715.1715/1634

Memorandum of Conversation, by the Chief of the Division of the American Republics (Bonsal)

The Nicaraguan Ambassador came in at his request. He stated that his Government had been informed that a group of Honduran citizens accompanied by Honduran law enforcement officials had recently proceeded to a point known as San Carlos on the north bank of the Segovia or Coco River for the purpose of tapping wild rubber trees in accordance with a contract which the Ambassador understands was concluded with our Rubber Development Corporation. The Ambassador wanted me to know that his Government wishes to interpose no objection whatever to the extraction of rubber which is so vitally needed in our war effort. However, the point in question is located on territory to which Nicaragua has a claim which is, in fact, involved in a procedure whereby the United States, Venezuela, and Costa Rica have offered friendly offices to Honduras and Nicaragua. The Nicaraguan Government does not propose to take any formal action in this matter but it does wish the Department to know that it does not consider that its failure to protest can be held as in any way improving the Honduran claim to the territory in question. The thought of the Nicaraguan Government apparently is that this uncontested rubber operation might later be advanced by the Hondurans as indicating an act of occupation on their part in this territory.
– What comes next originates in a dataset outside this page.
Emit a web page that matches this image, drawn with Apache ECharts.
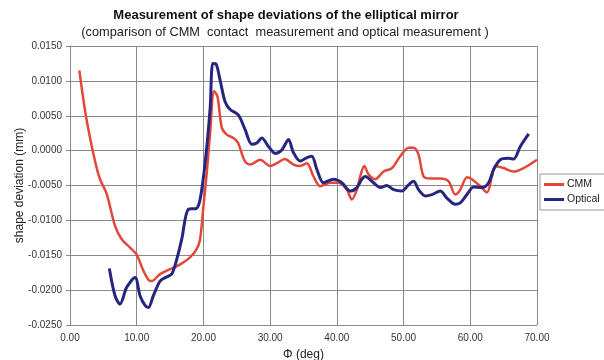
<!DOCTYPE html>
<html>
<head>
<meta charset="utf-8">
<script src="https://cdn.jsdelivr.net/npm/echarts@6/dist/echarts.min.js"></script>
<style>
html,body{margin:0;padding:0;background:#fff;}
#chart{width:604px;height:360px;}
</style>
</head>
<body>
<div id="chart"></div>
<script>
const titleText = "Measurement of shape deviations of the elliptical mirror";
const subtitleText = "(comparison of CMM  contact  measurement and optical measurement )";
const xAxisName = "\u03a6 (deg)";
const yAxisName = "shape deviation (mm)";
const seriesNames = ["CMM", "Optical"];

const cmmAngle = [1.4, 2.4, 3.75, 4.5, 5.5, 6.75, 7.75, 9.0, 10.0, 10.9, 11.75, 12.25, 13.5, 15.0, 16.5, 18.0, 19.0, 19.5, 20.0, 20.5, 21.0, 21.6, 22.1, 22.75, 23.5, 24.5, 25.2, 26.2, 27.0, 28.5, 30.0, 31.0, 32.2, 33.5, 34.5, 35.5, 36.5, 37.5, 39.0, 40.25, 41.5, 42.25, 43.0, 43.5, 44.1, 44.75, 45.75, 47.0, 48.25, 49.5, 50.75, 51.5, 52.25, 53.0, 54.0, 55.5, 56.75, 57.75, 58.5, 59.5, 60.25, 61.5, 62.5, 63.25, 63.75, 65.0, 66.5, 68.0, 70.0];
const cmmDeviation = [0.0115, 0.0049, -0.0015, -0.0041, -0.0062, -0.0108, -0.0127, -0.0139, -0.0149, -0.0170, -0.0185, -0.0187, -0.0177, -0.0170, -0.0163, -0.0153, -0.0141, -0.0127, -0.0080, -0.0032, 0.0025, 0.0085, 0.0078, 0.0033, 0.0023, 0.0018, 0.0011, -0.0015, -0.0020, -0.0013, -0.0022, -0.0018, -0.0012, -0.0020, -0.0022, -0.0018, -0.0037, -0.0051, -0.0046, -0.0046, -0.0056, -0.0070, -0.0056, -0.0037, -0.0022, -0.0034, -0.0041, -0.0030, -0.0025, -0.0008, 0.0004, 0.0004, -0.0006, -0.0037, -0.0040, -0.0040, -0.0044, -0.0063, -0.0056, -0.0038, -0.0041, -0.0051, -0.0060, -0.0037, -0.0022, -0.0025, -0.0030, -0.0025, -0.0013];

const opticalAngle = [5.9, 6.75, 7.5, 8.5, 9.75, 10.5, 11.25, 11.75, 12.5, 13.5, 14.5, 15.25, 16.0, 16.75, 17.75, 18.9, 19.5, 20.25, 21.0, 21.4, 21.9, 22.5, 23.25, 24.0, 25.25, 26.25, 27.25, 28.0, 28.75, 29.75, 30.75, 31.75, 32.75, 33.5, 34.5, 35.5, 36.25, 37.0, 38.0, 39.5, 40.75, 42.0, 43.0, 43.75, 44.25, 45.5, 46.5, 47.5, 48.5, 49.75, 50.75, 51.5, 52.25, 53.25, 54.25, 55.5, 56.5, 57.75, 58.5, 59.5, 60.5, 61.75, 62.75, 63.5, 64.5, 65.75, 66.5, 67.5, 68.75];
const opticalDeviation = [-0.0169, -0.0208, -0.0220, -0.0196, -0.0182, -0.0208, -0.0222, -0.0225, -0.0208, -0.0187, -0.0181, -0.0177, -0.0156, -0.0127, -0.0084, -0.0083, -0.0070, -0.0018, 0.0060, 0.0125, 0.0124, 0.0101, 0.0070, 0.0059, 0.0051, 0.0030, 0.0009, 0.0011, 0.0018, 0.0006, -0.0004, 0.0001, 0.0016, -0.0003, -0.0015, -0.0010, -0.0008, -0.0027, -0.0046, -0.0041, -0.0046, -0.0058, -0.0053, -0.0041, -0.0037, -0.0046, -0.0053, -0.0050, -0.0056, -0.0058, -0.0049, -0.0044, -0.0056, -0.0065, -0.0063, -0.0058, -0.0068, -0.0077, -0.0075, -0.0063, -0.0052, -0.0053, -0.0046, -0.0027, -0.0013, -0.0011, -0.0012, 0.0006, 0.0024];

const zip = (xs, ys) => xs.map((x, i) => [x, ys[i]]);
const FONT = "Liberation Sans, Arial, sans-serif";
const gridColor = "#8a8a8a";

const chart = echarts.init(document.getElementById('chart'), null, {renderer: 'canvas'});
chart.setOption({
  animation: false,
  backgroundColor: '#fff',
  title: [
    {text: titleText, left: 286, textAlign: 'center', top: 9, padding: 0,
     textStyle: {fontFamily: FONT, fontSize: 13, fontWeight: 'bold', color: '#111'}},
    {text: subtitleText, left: 285, textAlign: 'center', top: 26, padding: 0,
     textStyle: {fontFamily: FONT, fontSize: 12.8, fontWeight: 'normal', color: '#222'}}
  ],
  legend: {
    orient: 'vertical', left: 540, top: 174,
    padding: [5, 8, 5, 4], itemGap: 4,
    borderColor: '#9a9a9a', borderWidth: 1,
    itemWidth: 20, itemHeight: 3, icon: 'rect',
    textStyle: {fontFamily: FONT, fontSize: 10.5, color: '#222', padding: [0, 0, 0, -2]},
    data: seriesNames
  },
  grid: {left: 70, right: 67, top: 46, bottom: 35, containLabel: false, outerBoundsMode: 'none'},
  xAxis: {
    type: 'value', min: 0, max: 70, interval: 10,
    name: xAxisName, nameLocation: 'middle', nameGap: 24, nameMoveOverlap: false,
    nameTextStyle: {fontFamily: FONT, fontSize: 12, color: '#222'},
    axisLine: {show: true, lineStyle: {color: gridColor}},
    axisTick: {show: true, length: 4, lineStyle: {color: gridColor}},
    axisLabel: {fontFamily: FONT, fontSize: 10, color: '#333', margin: 8,
                formatter: v => v.toFixed(2)},
    splitLine: {show: true, lineStyle: {color: gridColor, width: 1}}
  },
  yAxis: {
    type: 'value', min: -0.025, max: 0.015, interval: 0.005,
    name: yAxisName, nameLocation: 'middle', nameGap: 44, nameMoveOverlap: false,
    nameTextStyle: {fontFamily: FONT, fontSize: 12, color: '#222'},
    axisLine: {show: true, lineStyle: {color: gridColor}},
    axisTick: {show: true, length: 4, lineStyle: {color: gridColor}},
    axisLabel: {fontFamily: FONT, fontSize: 10, color: '#333', margin: 8,
                formatter: v => v.toFixed(4)},
    splitLine: {show: true, lineStyle: {color: gridColor, width: 1}}
  },
  series: [
    {name: seriesNames[0], type: 'line', data: zip(cmmAngle, cmmDeviation),
     showSymbol: false, smooth: 0.3, color: '#e2483a',
     lineStyle: {width: 2.5, color: '#e2483a'}},
    {name: seriesNames[1], type: 'line', data: zip(opticalAngle, opticalDeviation),
     showSymbol: false, smooth: 0.3, color: '#262680',
     lineStyle: {width: 3, color: '#262680'}}
  ]
});
</script>
</body>
</html>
The Ambassador left no written communication with me. I gathered from what he said that the Nicaraguan representative in Tegucigalpa, Señor Gonzáles, had been instructed to make some wholly informal observations to the Hondurans. The Ambassador was under the impression, although he had no definite information, that the foreign offices of Costa Rica and Venezuela would also be approached by the Nicaraguan Government in the same manner as he had approached the Department.